Task goal — Give back the line where "The picture is" appears and all the lines after it until the listing ends, unchanged and with nothing else.

Listing —

--- Begin ---

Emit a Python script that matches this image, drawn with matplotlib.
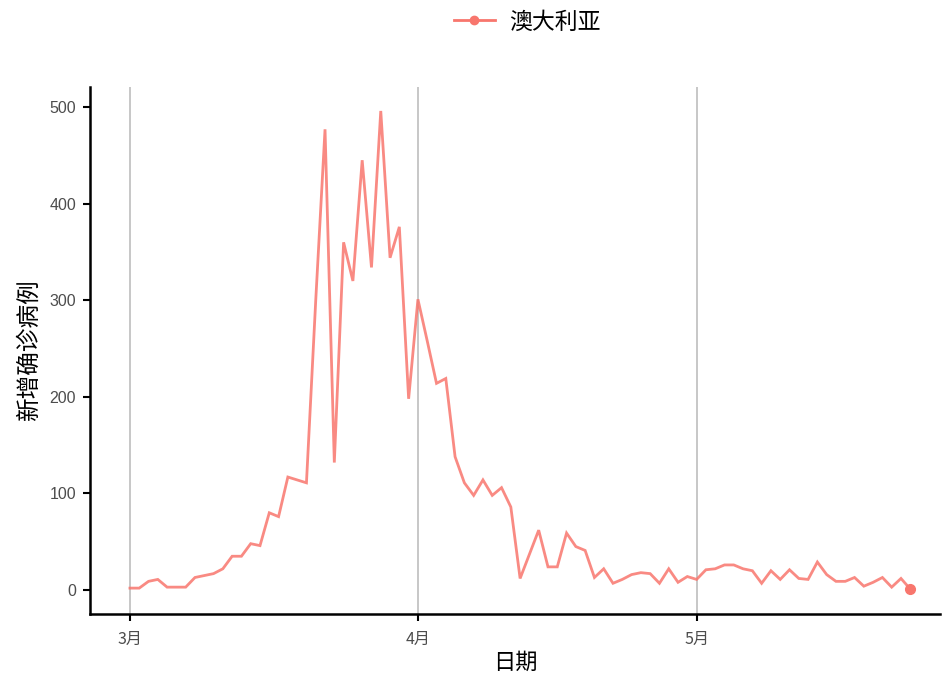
import numpy as np
import pandas as pd
import matplotlib
matplotlib.use("Agg")
import matplotlib.pyplot as plt
import matplotlib.dates as mdates
from matplotlib.lines import Line2D

plt.rcParams['font.family'] = ['Noto Sans CJK SC', 'DejaVu Sans']

# daily new confirmed cases, Australia, from 2020-03-01
country = "澳大利亚"
start_date = "2020-03-01"
new_cases = [
    2, 2, 9, 11, 3, 3, 3, 13, 15, 17,
    22, 35, 35, 48, 46, 80, 76, 117, 114, 111,
    300, 477, 132, 360, 320, 445, 334, 496, 344, 376,
    198, 301, 258, 214, 219, 138, 111, 98, 114, 98,
    106, 86, 12, 37, 62, 24, 24, 59, 45, 41,
    13, 22, 7, 11, 16, 18, 17, 7, 22, 8,
    14, 11, 21, 22, 26, 26, 22, 20, 7, 20,
    11, 21, 12, 11, 29, 16, 9, 9, 13, 4,
    8, 13, 3, 12, 1,
]
dates = pd.date_range(start_date, periods=len(new_cases), freq="D")
month_ticks = pd.to_datetime(["2020-03-01", "2020-04-01", "2020-05-01"])
month_labels = ["3月", "4月", "5月"]
y_ticks = [0, 100, 200, 300, 400, 500]

col = "#F8766D"
fig = plt.figure(figsize=(9.44, 6.86), dpi=100)
ax = fig.add_axes([90 / 944, (686 - 614) / 686, (940 - 90) / 944, (614 - 87) / 686])

ax.plot(dates, new_cases, color=col, lw=2.0, alpha=0.85, solid_joinstyle="miter")
ax.plot(dates[-1:], new_cases[-1:], "o", color=col, ms=7)

x0 = mdates.date2num(dates[0])
ax.set_xlim(x0 - 4.3, x0 + 87.2)
span = max(new_cases)
ax.set_ylim(-0.05 * span, span * 1.05)

ax.set_xticks(month_ticks)
ax.set_xticklabels(month_labels)
ax.set_yticks(y_ticks)
ax.set_yticklabels([str(v) for v in y_ticks], family="Liberation Sans")
ax.xaxis.grid(True, color="#b8b8b8", lw=1.1)
ax.set_axisbelow(True)

for s in ["top", "right"]:
    ax.spines[s].set_visible(False)
for s in ["left", "bottom"]:
    ax.spines[s].set_linewidth(1.8)
ax.tick_params(axis="both", length=5, width=1.5, colors="black",
               labelcolor="#4d4d4d", labelsize=11.5)
ax.tick_params(axis="x", pad=7)
ax.tick_params(axis="y", pad=5)

ax.set_xlabel("日期", fontsize=16, color="black", labelpad=2)
ax.set_ylabel("新增确诊病例", fontsize=17, color="black", labelpad=6)

handle = Line2D([], [], color=col, lw=2.0, marker="o", ms=6)
fig.legend([handle], [country], loc="center", bbox_to_anchor=(527 / 944, 1 - 22 / 686),
           frameon=False, fontsize=16.5, handlelength=1.8, handletextpad=0.6)

fig.savefig("out.png", dpi=100)
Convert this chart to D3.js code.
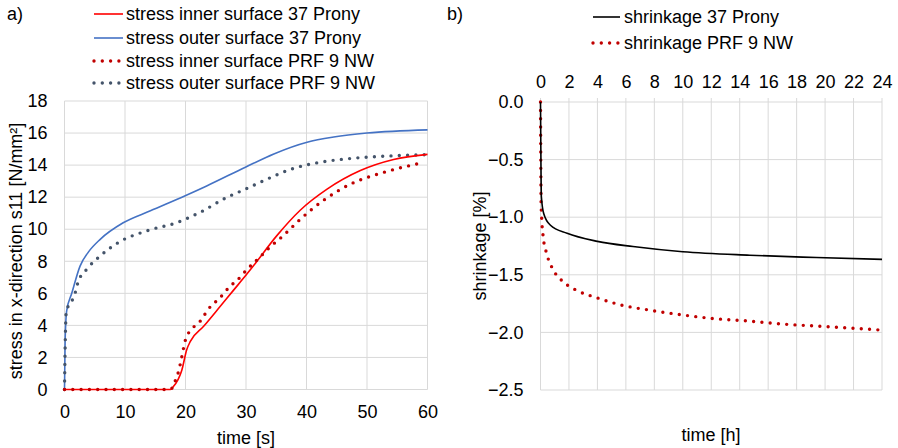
<!DOCTYPE html>
<html><head><meta charset="utf-8">
<script src="https://cdn.jsdelivr.net/npm/d3@7"></script>
<style>body{margin:0;background:#fff}svg{display:block}text{font-family:"Liberation Sans",Arial,sans-serif;font-size:18px;fill:#000}</style>
</head><body>
<script>
// ---- Data: chart a) stress ----
const xTicksA = [0,10,20,30,40,50,60];
const yTicksA = [0,2,4,6,8,10,12,14,16,18];
const outerPronyT = [0,0.1,0.36,1.2,2.57,4,5.9,9.7,14.2,19.95,23.5,29.9,34.6,40.1,44.5,50,60];
const outerPronyV = [0,3,4.9,6.0,7.7,8.6,9.37,10.4,11.15,12.09,12.7,13.87,14.7,15.43,15.75,16.0,16.2];
const outerPrfT = [0,0.1,0.3,0.9,1.57,2.3,3.67,5.9,8.9,13.6,18.6,22.4,26.85,29.9,33.5,37.9,42.3,47.8,55.5,59.6];
const outerPrfV = [0,2.5,4.9,5.34,5.8,6.76,7.5,8.33,9.17,9.9,10.42,11.05,11.99,12.5,13.13,13.8,14.18,14.43,14.6,14.65];
const innerPronyT = [0,17.5,18.0,19.4,20.2,20.8,23,25.75,27.95,29.6,31.3,35.1,39,43.4,48.9,54.4,60];
const innerPronyV = [0,0,0.18,1.22,2.48,3.0,3.94,5.19,6.2,6.95,7.75,9.6,11.2,12.5,13.66,14.35,14.67];
const innerPrfT = [0,17.5,17.8,18.4,18.85,19.4,19.95,20.5,21.3,22.4,23.8,25.7,27.4,28.5,30.2,32.4,34,36.1,39,43.1,47.3,52.8,59.1];
const innerPrfV = [0,0,0.1,0.64,1.12,2.06,3.04,3.52,3.88,4.25,5.03,5.72,6.45,6.8,7.5,8.3,8.9,9.58,10.63,11.88,12.82,13.55,14.14];
const legendA = ["stress inner surface 37 Prony","stress outer surface 37 Prony","stress inner surface PRF 9 NW","stress outer surface PRF 9 NW"];

// ---- Data: chart b) shrinkage ----
const xTicksB = [0,2,4,6,8,10,12,14,16,18,20,22,24];
const yTicksB = [0,-0.5,-1,-1.5,-2,-2.5];
const shrinkPronyT = [0,0.03,0.06,0.23,0.7,1.87,4,6.5,10,14.7,19.4,24];
const shrinkPronyV = [0,-0.5,-0.82,-0.97,-1.07,-1.14,-1.21,-1.255,-1.30,-1.33,-1.35,-1.366];
const shrinkPrfT = [0,0.02,0.04,0.08,0.19,0.42,0.82,1.5,2.46,3.98,5.6,7.84,10.06,12.16,14.5,17.3,20.1,24];
const shrinkPrfV = [0,-0.5,-0.86,-1.0,-1.17,-1.31,-1.44,-1.55,-1.63,-1.70,-1.76,-1.81,-1.85,-1.88,-1.90,-1.93,-1.95,-1.98];
const legendB = ["shrinkage 37 Prony","shrinkage PRF 9 NW"];

const W = 898, H = 448;
const svg = d3.select("body").append("svg").attr("width", W).attr("height", H);
const grid = "#D9D9D9";
const zip = (t, v) => t.map((d, i) => [d, v[i]]);
const tickFont = a => { a.select(".domain").remove(); a.selectAll("text").attr("font-size", 16).attr("fill", "#000").attr("font-family", '"Liberation Sans",Arial,sans-serif'); };

// ===== Chart a =====
const xA = d3.scaleLinear().domain([0,60]).range([64.5,427.5]);
const yA = d3.scaleLinear().domain([0,18]).range([389.5,101]);
const gA = svg.append("g");
gA.selectAll(".vg").data(xTicksA.slice(1)).enter().append("line")
  .attr("x1", d => xA(d)).attr("x2", d => xA(d)).attr("y1", yA(0)).attr("y2", yA(18))
  .attr("stroke", grid).attr("stroke-width", 1);
gA.selectAll(".hg").data(yTicksA.slice(1)).enter().append("line")
  .attr("x1", xA(0)).attr("x2", xA(60)).attr("y1", d => yA(d)).attr("y2", d => yA(d))
  .attr("stroke", grid).attr("stroke-width", 1);
gA.append("line").attr("x1", xA(0)).attr("x2", xA(0)).attr("y1", yA(0)).attr("y2", yA(18)).attr("stroke", grid);
gA.append("line").attr("x1", xA(0)).attr("x2", xA(60)).attr("y1", yA(0)).attr("y2", yA(0)).attr("stroke", grid);

tickFont(gA.append("g").attr("transform", `translate(0,${yA(0)})`)
  .call(d3.axisBottom(xA).tickValues(xTicksA).tickSize(0).tickPadding(16)));
tickFont(gA.append("g").attr("transform", `translate(${xA(0)},0)`)
  .call(d3.axisLeft(yA).tickValues(yTicksA).tickSize(0).tickPadding(17)));

const lineA = d3.line().x(d => xA(d[0])).y(d => yA(d[1])).curve(d3.curveMonotoneX);
const dotted = (sel, color) => sel.attr("stroke", color).attr("stroke-width", 3.4).attr("stroke-linecap", "round").attr("stroke-dasharray", "0 8.3").attr("fill", "none");
gA.append("path").datum(zip(outerPronyT, outerPronyV)).attr("d", lineA).attr("fill", "none").attr("stroke", "#4472C4").attr("stroke-width", 1.6);
dotted(gA.append("path").datum(zip(outerPrfT, outerPrfV)).attr("d", lineA), "#44546A");
gA.append("path").datum(zip(innerPronyT, innerPronyV)).attr("d", lineA).attr("fill", "none").attr("stroke", "#FF0000").attr("stroke-width", 1.6);
dotted(gA.append("path").datum(zip(innerPrfT, innerPrfV)).attr("d", lineA), "#C00000");

svg.append("text").attr("x", 7).attr("y", 20).text("a)");
svg.append("text").attr("transform", `translate(22,251) rotate(-90)`).attr("text-anchor", "middle").text("stress in x-direction s11 [N/mm²]");
svg.append("text").attr("x", (xA(0)+xA(60))/2).attr("y", 444).attr("text-anchor", "middle").text("time [s]");

const legColorsA = ["#FF0000","#4472C4","#C00000","#44546A"];
const legYA = [14, 38, 61, 83];
legendA.forEach((s, i) => {
  const ln = svg.append("line").attr("x1", 94).attr("x2", 123).attr("y1", legYA[i]).attr("y2", legYA[i]);
  if (i < 2) ln.attr("stroke", legColorsA[i]).attr("stroke-width", 1.6);
  else dotted(ln, legColorsA[i]);
  svg.append("text").attr("x", 126).attr("y", legYA[i]).attr("dy", "0.35em").text(s);
});

// ===== Chart b =====
const xB = d3.scaleLinear().domain([0,24]).range([540.5,882]);
const yB = d3.scaleLinear().domain([-2.5,0]).range([390,102]);
const gB = svg.append("g");
gB.selectAll(".vg").data(xTicksB).enter().append("line")
  .attr("x1", d => xB(d)).attr("x2", d => xB(d)).attr("y1", yB(-2.5)).attr("y2", yB(0) - 4)
  .attr("stroke", grid).attr("stroke-width", 1);
gB.selectAll(".hg").data(yTicksB).enter().append("line")
  .attr("x1", xB(0)).attr("x2", xB(24)).attr("y1", d => yB(d)).attr("y2", d => yB(d))
  .attr("stroke", grid).attr("stroke-width", 1);
tickFont(gB.append("g").attr("transform", `translate(0,${yB(0)})`)
  .call(d3.axisTop(xB).tickValues(xTicksB).tickSize(0).tickPadding(14)));
tickFont(gB.append("g").attr("transform", `translate(${xB(0)},0)`)
  .call(d3.axisLeft(yB).tickValues(yTicksB).tickFormat(d3.format(".1f")).tickSize(0).tickPadding(17)));

const lineB = d3.line().x(d => xB(d[0])).y(d => yB(d[1])).curve(d3.curveMonotoneX);
dotted(gB.append("path").datum(zip(shrinkPrfT, shrinkPrfV)).attr("d", lineB), "#C00000");
gB.append("path").datum(zip(shrinkPronyT, shrinkPronyV)).attr("d", lineB).attr("fill", "none").attr("stroke", "#000").attr("stroke-width", 1.6);

svg.append("text").attr("x", 447).attr("y", 20).text("b)");
svg.append("text").attr("transform", `translate(486,${(yB(0)+yB(-2.5))/2}) rotate(-90)`).attr("text-anchor", "middle").text("shrinkage [%]");
svg.append("text").attr("x", 711).attr("y", 441).attr("text-anchor", "middle").text("time [h]");

const legYB = [17, 43];
legendB.forEach((s, i) => {
  const ln = svg.append("line").attr("x1", 593).attr("x2", 620).attr("y1", legYB[i]).attr("y2", legYB[i]);
  if (i === 0) ln.attr("stroke", "#000").attr("stroke-width", 1.6);
  else dotted(ln, "#C00000");
  svg.append("text").attr("x", 624).attr("y", legYB[i]).attr("dy", "0.35em").text(s);
});
</script>
</body></html>
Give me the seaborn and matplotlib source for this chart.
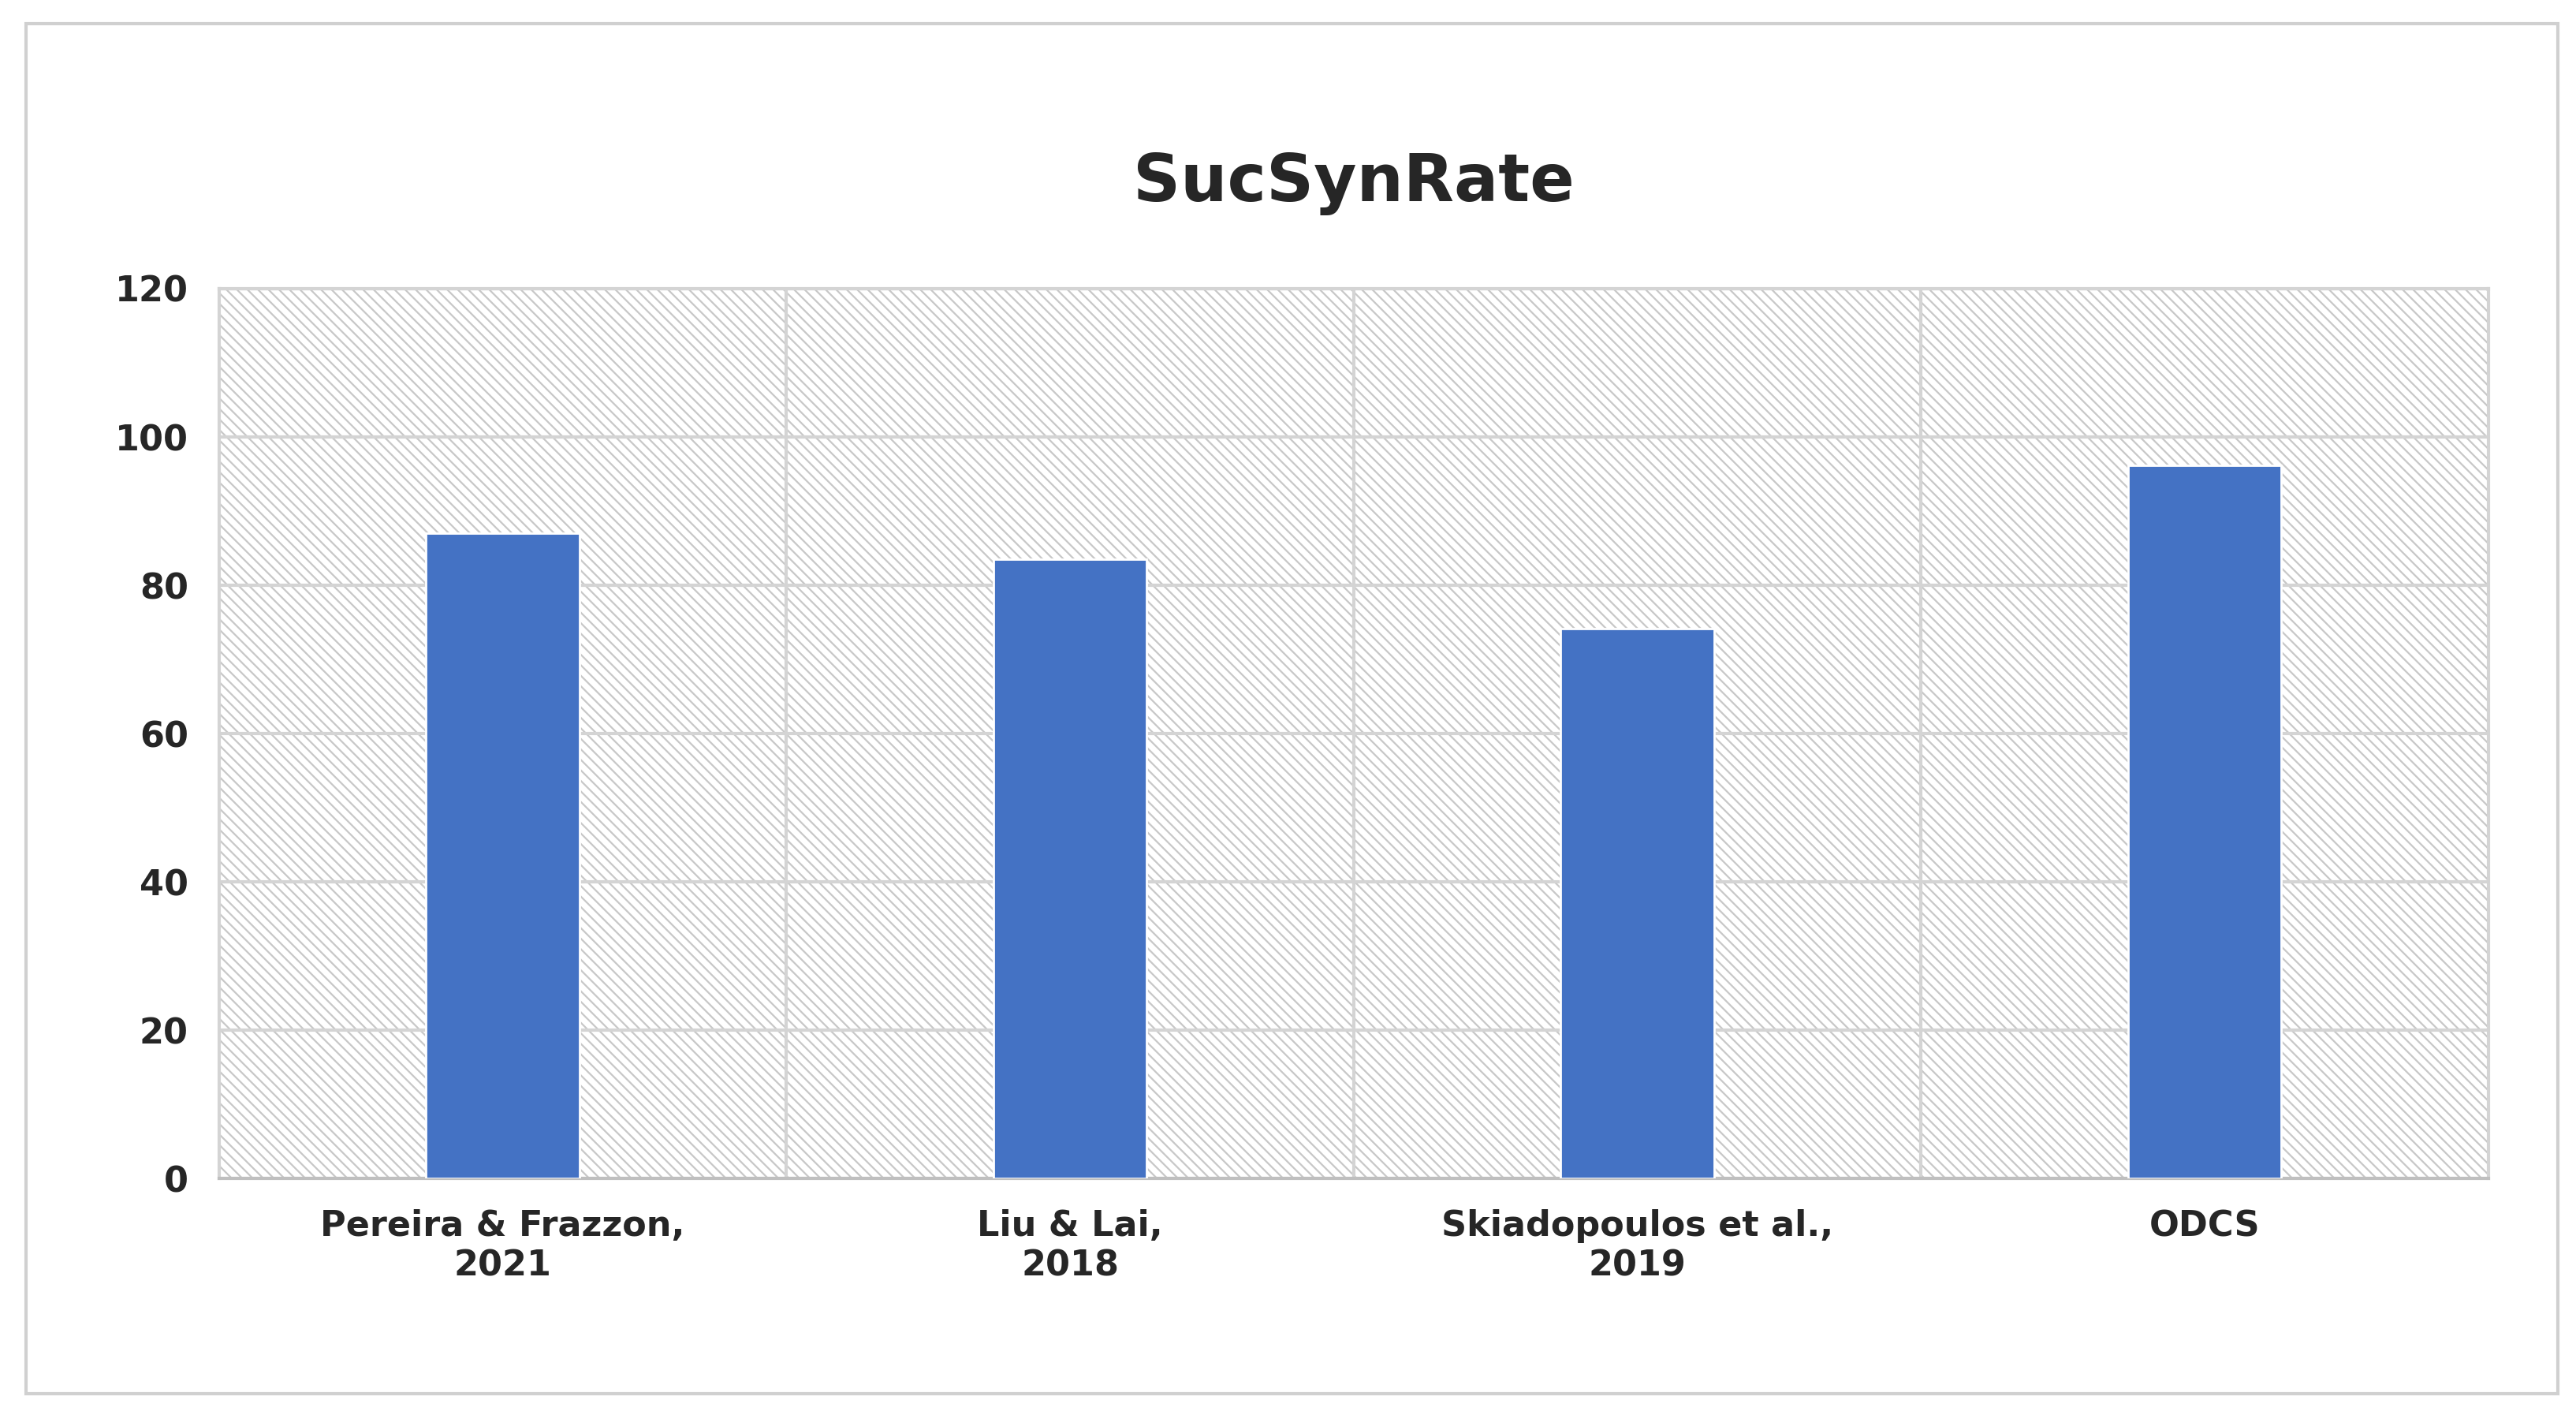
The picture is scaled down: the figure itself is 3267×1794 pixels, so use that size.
import matplotlib
matplotlib.use("Agg")
import matplotlib.pyplot as plt
import seaborn as sns
import pandas as pd
from matplotlib.patches import Rectangle

categories = ["Pereira & Frazzon,\n2021", "Liu & Lai,\n2018", "Skiadopoulos et al.,\n2019", "ODCS"]
values = [87, 83.5, 74.2, 96.2]
yticks = [0, 20, 40, 60, 80, 100, 120]

df = pd.DataFrame({"method": categories, "rate": values})

sns.set_style("white")
fig = plt.figure(figsize=(16.335, 8.97), dpi=200)
fig.patches.append(Rectangle((0.01, 0.015), 0.983, 0.968, transform=fig.transFigure,
                             fill=False, edgecolor="#d0d0d0", linewidth=1.5))
ax = fig.add_axes([0.085, 0.167, 0.881, 0.629])

# hatched background
plt.rcParams["hatch.color"] = "#c8c8c8"
plt.rcParams["hatch.linewidth"] = 0.8
ax.add_patch(Rectangle((0, 0), 1, 1, transform=ax.transAxes, facecolor="white",
                       edgecolor="#c8c8c8", hatch="\\\\\\\\\\", linewidth=0, zorder=0))

sns.barplot(data=df, x="method", y="rate", color="#4472C4", saturation=1,
            width=0.27, ax=ax, zorder=3)

ax.set_xlim(-0.5, len(categories) - 0.5)
ax.set_ylim(0, 120)
ax.set_yticks(yticks)
for y in yticks[1:]:
    ax.axhline(y, color="#d4d4d4", linewidth=1.5, zorder=1)
for x in range(1, len(categories)):
    ax.axvline(x - 0.5, color="#d4d4d4", linewidth=1.5, zorder=1)
for s in ax.spines.values():
    s.set_color("#d4d4d4")
    s.set_linewidth(1.5)
ax.spines["bottom"].set_color("#bfbfbf")

ax.set_xlabel("")
ax.set_ylabel("")
ax.tick_params(axis="both", length=0, labelsize=16, pad=14)
for lbl in ax.get_xticklabels() + ax.get_yticklabels():
    lbl.set_fontweight("bold")
ax.set_title("SucSynRate", fontsize=30, fontweight="bold", pad=40)

fig.savefig("out.png", dpi=200)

--- End ---

Answer —
The picture is scaled down: the figure itself is 3267×1794 pixels, so use that size.
import matplotlib
matplotlib.use("Agg")
import matplotlib.pyplot as plt
import seaborn as sns
import pandas as pd
from matplotlib.patches import Rectangle

categories = ["Pereira & Frazzon,\n2021", "Liu & Lai,\n2018", "Skiadopoulos et al.,\n2019", "ODCS"]
values = [87, 83.5, 74.2, 96.2]
yticks = [0, 20, 40, 60, 80, 100, 120]

df = pd.DataFrame({"method": categories, "rate": values})

sns.set_style("white")
fig = plt.figure(figsize=(16.335, 8.97), dpi=200)
fig.patches.append(Rectangle((0.01, 0.015), 0.983, 0.968, transform=fig.transFigure,
                             fill=False, edgecolor="#d0d0d0", linewidth=1.5))
ax = fig.add_axes([0.085, 0.167, 0.881, 0.629])

# hatched background
plt.rcParams["hatch.color"] = "#c8c8c8"
plt.rcParams["hatch.linewidth"] = 0.8
ax.add_patch(Rectangle((0, 0), 1, 1, transform=ax.transAxes, facecolor="white",
                       edgecolor="#c8c8c8", hatch="\\\\\\\\\\", linewidth=0, zorder=0))

sns.barplot(data=df, x="method", y="rate", color="#4472C4", saturation=1,
            width=0.27, ax=ax, zorder=3)

ax.set_xlim(-0.5, len(categories) - 0.5)
ax.set_ylim(0, 120)
ax.set_yticks(yticks)
for y in yticks[1:]:
    ax.axhline(y, color="#d4d4d4", linewidth=1.5, zorder=1)
for x in range(1, len(categories)):
    ax.axvline(x - 0.5, color="#d4d4d4", linewidth=1.5, zorder=1)
for s in ax.spines.values():
    s.set_color("#d4d4d4")
    s.set_linewidth(1.5)
ax.spines["bottom"].set_color("#bfbfbf")

ax.set_xlabel("")
ax.set_ylabel("")
ax.tick_params(axis="both", length=0, labelsize=16, pad=14)
for lbl in ax.get_xticklabels() + ax.get_yticklabels():
    lbl.set_fontweight("bold")
ax.set_title("SucSynRate", fontsize=30, fontweight="bold", pad=40)

fig.savefig("out.png", dpi=200)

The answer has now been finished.